Plotting code records
■ ■ ■ ■

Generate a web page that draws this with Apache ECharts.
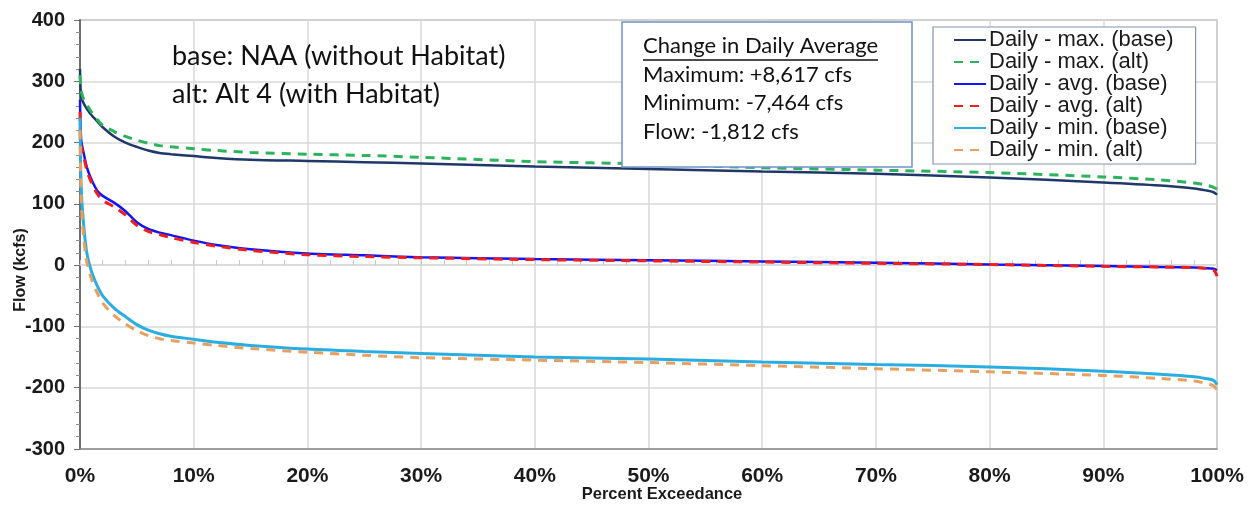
<!DOCTYPE html>
<html>
<head>
<meta charset="utf-8">
<script src="https://cdn.jsdelivr.net/npm/echarts@6/dist/echarts.min.js"></script>
<style>
html,body{margin:0;padding:0;background:#fff;}
#chart{width:1257px;height:512px;}
</style>
</head>
<body>
<div id="chart"></div>
<script>
// Percent exceedance (x)
const pct = [0, 0.1, 0.3, 0.6, 1, 1.5, 2, 3, 4, 5, 6, 7, 8, 10, 12, 15, 20, 25, 30, 40, 50, 60, 70, 80, 90, 95, 98, 99, 99.7, 100];
// Flow (kcfs)
const maxBase = [320, 275, 265, 255, 245, 235, 225, 210, 200, 193, 187, 183, 181, 178, 175, 172, 170, 168, 166, 161, 157, 153, 149, 143, 135, 130, 125, 122, 119, 115];
const maxAlt  = [310, 285, 272, 262, 250, 238, 228, 218, 210, 204, 199, 195, 193, 190, 187, 184, 181, 179, 176, 169, 165, 159, 155, 151, 144, 139, 134, 131, 127, 124];
const avgBase = [270, 205, 185, 160, 140, 122, 113, 102, 88, 70, 59, 53, 49, 40, 33, 26, 19, 16, 13, 10, 8, 6, 4, 1, -1.5, -3, -4, -5, -6, -8];
const avgAlt  = [250, 195, 180, 155, 135, 117, 106, 95, 82, 65, 55, 50, 45, 37, 31, 24, 17, 14, 12, 9, 7, 5, 3, 1, -2, -3, -4, -5, -8, -18];
const minBase = [240, 130, 70, 20, -10, -33, -50, -70, -84, -97, -106, -112, -116, -121, -126, -131, -137, -141, -144, -150, -153, -158, -162, -166, -173, -178, -182, -185, -188, -195];
const minAlt  = [220, 110, 50, 5, -22, -45, -62, -82, -96, -107, -115, -120, -123, -127, -131, -136, -142, -147, -151, -155, -159, -164, -169, -174, -180, -185, -189, -193, -197, -204];

const seriesNames = ['Daily - max. (base)', 'Daily - max. (alt)', 'Daily - avg. (base)', 'Daily - avg. (alt)', 'Daily - min. (base)', 'Daily - min. (alt)'];
const xTitle = 'Percent Exceedance';
const yTitle = 'Flow (kcfs)';
const annotLines = ['base: NAA (without Habitat)', 'alt: Alt 4 (with Habitat)'];
const boxTitle = 'Change in Daily Average';
const boxLines = ['Maximum: +8,617 cfs', 'Minimum: -7,464 cfs', 'Flow: -1,812 cfs'];

function pairs(vals){ return pct.map((p,i)=>[p, vals[i]]); }

const chart = echarts.init(document.getElementById('chart'));
const mkSeries = (name, vals, color, dashed, width) => ({
  name, type: 'line', data: pairs(vals), symbol: 'none', smooth: 0.3,
  xAxisIndex: 0, yAxisIndex: 0,
  lineStyle: {color, width, type: dashed ? [9, 7] : 'solid'},
  itemStyle: {color}, z: 3
});

chart.setOption({
  animation: false,
  backgroundColor: '#fff',
  grid: {left: 80, right: 40, top: 20, bottom: 63, show: true, borderColor: '#a6a6a6', borderWidth: 1.5},
  xAxis: [{
    type: 'value', min: 0, max: 100, interval: 10,
    axisLabel: {formatter: v => v + '%', fontFamily: 'Liberation Sans', fontWeight: 'bold', fontSize: 21, color: '#1a1a1a', margin: 17},
    axisLine: {onZero: false, lineStyle: {color: '#8c8c8c', width: 1.5}},
    axisTick: {show: false},
    splitLine: {show: true, lineStyle: {color: '#d9d9d9', width: 1.5}}
  }, {
    type: 'value', min: 0, max: 100, interval: 10, position: 'bottom',
    axisLabel: {show: false},
    axisLine: {show: true, onZero: true, lineStyle: {color: '#d9d9d9', width: 1.5}},
    axisTick: {show: true, inside: true, length: 5, lineStyle: {color: '#c8c8c8'}},
    minorTick: {show: true, splitNumber: 5, length: 5, lineStyle: {color: '#c8c8c8'}},
    splitLine: {show: false}
  }],
  yAxis: {
    type: 'value', min: -300, max: 400, interval: 100,
    axisLabel: {fontFamily: 'Liberation Sans', fontWeight: 'bold', fontSize: 20, color: '#1a1a1a', margin: 15},
    axisLine: {show: true, lineStyle: {color: '#6e6e6e', width: 2}},
    axisTick: {show: true, length: 6, lineStyle: {color: '#6e6e6e'}},
    minorTick: {show: true, splitNumber: 5, length: 4, lineStyle: {color: '#8c8c8c'}},
    splitLine: {show: true, lineStyle: {color: '#d9d9d9', width: 1.5}}
  },
  legend: {
    orient: 'vertical', left: 933, top: 27,
    data: seriesNames,
    itemWidth: 32, itemHeight: 12, itemGap: 0,
    itemStyle: {opacity: 0},
    padding: [2, 22, 3, 20],
    borderColor: '#8593ad', borderWidth: 1.2, backgroundColor: '#fff',
    textStyle: {fontFamily: 'Liberation Sans', fontSize: 22, color: '#1a1a1a', padding: [0, 0, 0, -2]}
  },
  series: [
    mkSeries(seriesNames[0], maxBase, '#1f3769', false, 2.5),
    mkSeries(seriesNames[1], maxAlt, '#2db35d', true, 3),
    mkSeries(seriesNames[2], avgBase, '#1414f0', false, 2.5),
    mkSeries(seriesNames[3], avgAlt, '#f21d1d', true, 3),
    mkSeries(seriesNames[4], minBase, '#2aaee2', false, 3),
    mkSeries(seriesNames[5], minAlt, '#e8a060', true, 3)
  ],
  graphic: [
    {type: 'text', x: 662, y: 494, z: 10, style: {text: xTitle, font: 'bold 16.5px "Liberation Sans"', fill: '#1a1a1a', align: 'center', verticalAlign: 'middle'}},
    {type: 'text', x: 21, y: 270, rotation: Math.PI / 2, z: 10, style: {text: yTitle, font: 'bold 16px "Liberation Sans"', fill: '#1a1a1a', align: 'center', verticalAlign: 'middle'}},
    {type: 'text', left: 172, top: 43, z: 10, style: {text: annotLines[0], font: '27px Lato', fill: '#111'}},
    {type: 'text', left: 172, top: 81, z: 10, style: {text: annotLines[1], font: '27px Lato', fill: '#111'}},
    {type: 'rect', shape: {x: 622, y: 22, width: 290, height: 145}, z: 10,
      style: {fill: '#fff', stroke: '#6e93c9', lineWidth: 1.5}},
    {type: 'text', left: 643, top: 35, z: 11, style: {text: boxTitle, font: '22px Lato', fill: '#111'}},
    {type: 'line', shape: {x1: 643, y1: 60, x2: 878, y2: 60}, z: 11, style: {stroke: '#111', lineWidth: 1.5}},
    {type: 'text', left: 643, top: 64, z: 11, style: {text: boxLines[0], font: '22px Lato', fill: '#111'}},
    {type: 'text', left: 643, top: 92, z: 11, style: {text: boxLines[1], font: '22px Lato', fill: '#111'}},
    {type: 'text', left: 643, top: 121, z: 11, style: {text: boxLines[2], font: '22px Lato', fill: '#111'}}
  ]
});
</script>
</body>
</html>
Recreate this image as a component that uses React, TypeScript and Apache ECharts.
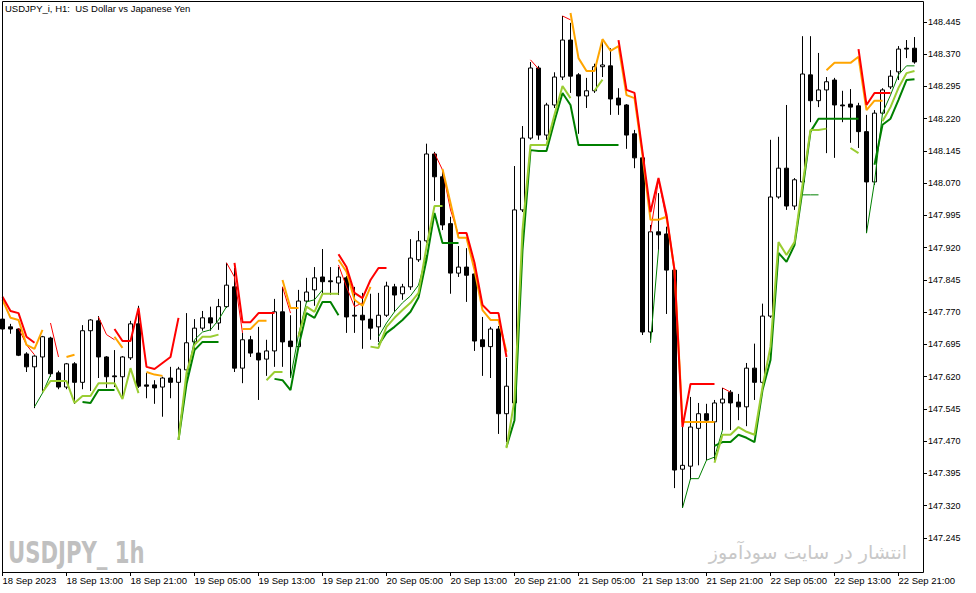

■ ■ ■ ■

• **Your task**
Except for the pictures, print the data above exactly.

• **Full solution**
Generate a web page that draws this with Apache ECharts.
<!DOCTYPE html>
<html>
<head>
<meta charset="utf-8">
<script src="https://cdn.jsdelivr.net/npm/echarts@6/dist/echarts.min.js"></script>
<style>
html,body{margin:0;padding:0;background:#fff;}
#chart{width:1257px;height:512px;}
</style>
</head>
<body>
<div id="chart"></div>
<script>
// Percent exceedance (x)
const pct = [0, 0.1, 0.3, 0.6, 1, 1.5, 2, 3, 4, 5, 6, 7, 8, 10, 12, 15, 20, 25, 30, 40, 50, 60, 70, 80, 90, 95, 98, 99, 99.7, 100];
// Flow (kcfs)
const maxBase = [320, 275, 265, 255, 245, 235, 225, 210, 200, 193, 187, 183, 181, 178, 175, 172, 170, 168, 166, 161, 157, 153, 149, 143, 135, 130, 125, 122, 119, 115];
const maxAlt  = [310, 285, 272, 262, 250, 238, 228, 218, 210, 204, 199, 195, 193, 190, 187, 184, 181, 179, 176, 169, 165, 159, 155, 151, 144, 139, 134, 131, 127, 124];
const avgBase = [270, 205, 185, 160, 140, 122, 113, 102, 88, 70, 59, 53, 49, 40, 33, 26, 19, 16, 13, 10, 8, 6, 4, 1, -1.5, -3, -4, -5, -6, -8];
const avgAlt  = [250, 195, 180, 155, 135, 117, 106, 95, 82, 65, 55, 50, 45, 37, 31, 24, 17, 14, 12, 9, 7, 5, 3, 1, -2, -3, -4, -5, -8, -18];
const minBase = [240, 130, 70, 20, -10, -33, -50, -70, -84, -97, -106, -112, -116, -121, -126, -131, -137, -141, -144, -150, -153, -158, -162, -166, -173, -178, -182, -185, -188, -195];
const minAlt  = [220, 110, 50, 5, -22, -45, -62, -82, -96, -107, -115, -120, -123, -127, -131, -136, -142, -147, -151, -155, -159, -164, -169, -174, -180, -185, -189, -193, -197, -204];

const seriesNames = ['Daily - max. (base)', 'Daily - max. (alt)', 'Daily - avg. (base)', 'Daily - avg. (alt)', 'Daily - min. (base)', 'Daily - min. (alt)'];
const xTitle = 'Percent Exceedance';
const yTitle = 'Flow (kcfs)';
const annotLines = ['base: NAA (without Habitat)', 'alt: Alt 4 (with Habitat)'];
const boxTitle = 'Change in Daily Average';
const boxLines = ['Maximum: +8,617 cfs', 'Minimum: -7,464 cfs', 'Flow: -1,812 cfs'];

function pairs(vals){ return pct.map((p,i)=>[p, vals[i]]); }

const chart = echarts.init(document.getElementById('chart'));
const mkSeries = (name, vals, color, dashed, width) => ({
  name, type: 'line', data: pairs(vals), symbol: 'none', smooth: 0.3,
  xAxisIndex: 0, yAxisIndex: 0,
  lineStyle: {color, width, type: dashed ? [9, 7] : 'solid'},
  itemStyle: {color}, z: 3
});

chart.setOption({
  animation: false,
  backgroundColor: '#fff',
  grid: {left: 80, right: 40, top: 20, bottom: 63, show: true, borderColor: '#a6a6a6', borderWidth: 1.5},
  xAxis: [{
    type: 'value', min: 0, max: 100, interval: 10,
    axisLabel: {formatter: v => v + '%', fontFamily: 'Liberation Sans', fontWeight: 'bold', fontSize: 21, color: '#1a1a1a', margin: 17},
    axisLine: {onZero: false, lineStyle: {color: '#8c8c8c', width: 1.5}},
    axisTick: {show: false},
    splitLine: {show: true, lineStyle: {color: '#d9d9d9', width: 1.5}}
  }, {
    type: 'value', min: 0, max: 100, interval: 10, position: 'bottom',
    axisLabel: {show: false},
    axisLine: {show: true, onZero: true, lineStyle: {color: '#d9d9d9', width: 1.5}},
    axisTick: {show: true, inside: true, length: 5, lineStyle: {color: '#c8c8c8'}},
    minorTick: {show: true, splitNumber: 5, length: 5, lineStyle: {color: '#c8c8c8'}},
    splitLine: {show: false}
  }],
  yAxis: {
    type: 'value', min: -300, max: 400, interval: 100,
    axisLabel: {fontFamily: 'Liberation Sans', fontWeight: 'bold', fontSize: 20, color: '#1a1a1a', margin: 15},
    axisLine: {show: true, lineStyle: {color: '#6e6e6e', width: 2}},
    axisTick: {show: true, length: 6, lineStyle: {color: '#6e6e6e'}},
    minorTick: {show: true, splitNumber: 5, length: 4, lineStyle: {color: '#8c8c8c'}},
    splitLine: {show: true, lineStyle: {color: '#d9d9d9', width: 1.5}}
  },
  legend: {
    orient: 'vertical', left: 933, top: 27,
    data: seriesNames,
    itemWidth: 32, itemHeight: 12, itemGap: 0,
    itemStyle: {opacity: 0},
    padding: [2, 22, 3, 20],
    borderColor: '#8593ad', borderWidth: 1.2, backgroundColor: '#fff',
    textStyle: {fontFamily: 'Liberation Sans', fontSize: 22, color: '#1a1a1a', padding: [0, 0, 0, -2]}
  },
  series: [
    mkSeries(seriesNames[0], maxBase, '#1f3769', false, 2.5),
    mkSeries(seriesNames[1], maxAlt, '#2db35d', true, 3),
    mkSeries(seriesNames[2], avgBase, '#1414f0', false, 2.5),
    mkSeries(seriesNames[3], avgAlt, '#f21d1d', true, 3),
    mkSeries(seriesNames[4], minBase, '#2aaee2', false, 3),
    mkSeries(seriesNames[5], minAlt, '#e8a060', true, 3)
  ],
  graphic: [
    {type: 'text', x: 662, y: 494, z: 10, style: {text: xTitle, font: 'bold 16.5px "Liberation Sans"', fill: '#1a1a1a', align: 'center', verticalAlign: 'middle'}},
    {type: 'text', x: 21, y: 270, rotation: Math.PI / 2, z: 10, style: {text: yTitle, font: 'bold 16px "Liberation Sans"', fill: '#1a1a1a', align: 'center', verticalAlign: 'middle'}},
    {type: 'text', left: 172, top: 43, z: 10, style: {text: annotLines[0], font: '27px Lato', fill: '#111'}},
    {type: 'text', left: 172, top: 81, z: 10, style: {text: annotLines[1], font: '27px Lato', fill: '#111'}},
    {type: 'rect', shape: {x: 622, y: 22, width: 290, height: 145}, z: 10,
      style: {fill: '#fff', stroke: '#6e93c9', lineWidth: 1.5}},
    {type: 'text', left: 643, top: 35, z: 11, style: {text: boxTitle, font: '22px Lato', fill: '#111'}},
    {type: 'line', shape: {x1: 643, y1: 60, x2: 878, y2: 60}, z: 11, style: {stroke: '#111', lineWidth: 1.5}},
    {type: 'text', left: 643, top: 64, z: 11, style: {text: boxLines[0], font: '22px Lato', fill: '#111'}},
    {type: 'text', left: 643, top: 92, z: 11, style: {text: boxLines[1], font: '22px Lato', fill: '#111'}},
    {type: 'text', left: 643, top: 121, z: 11, style: {text: boxLines[2], font: '22px Lato', fill: '#111'}}
  ]
});
</script>
</body>
</html>
Recreate this image as a component that uses React, TypeScript and Apache ECharts.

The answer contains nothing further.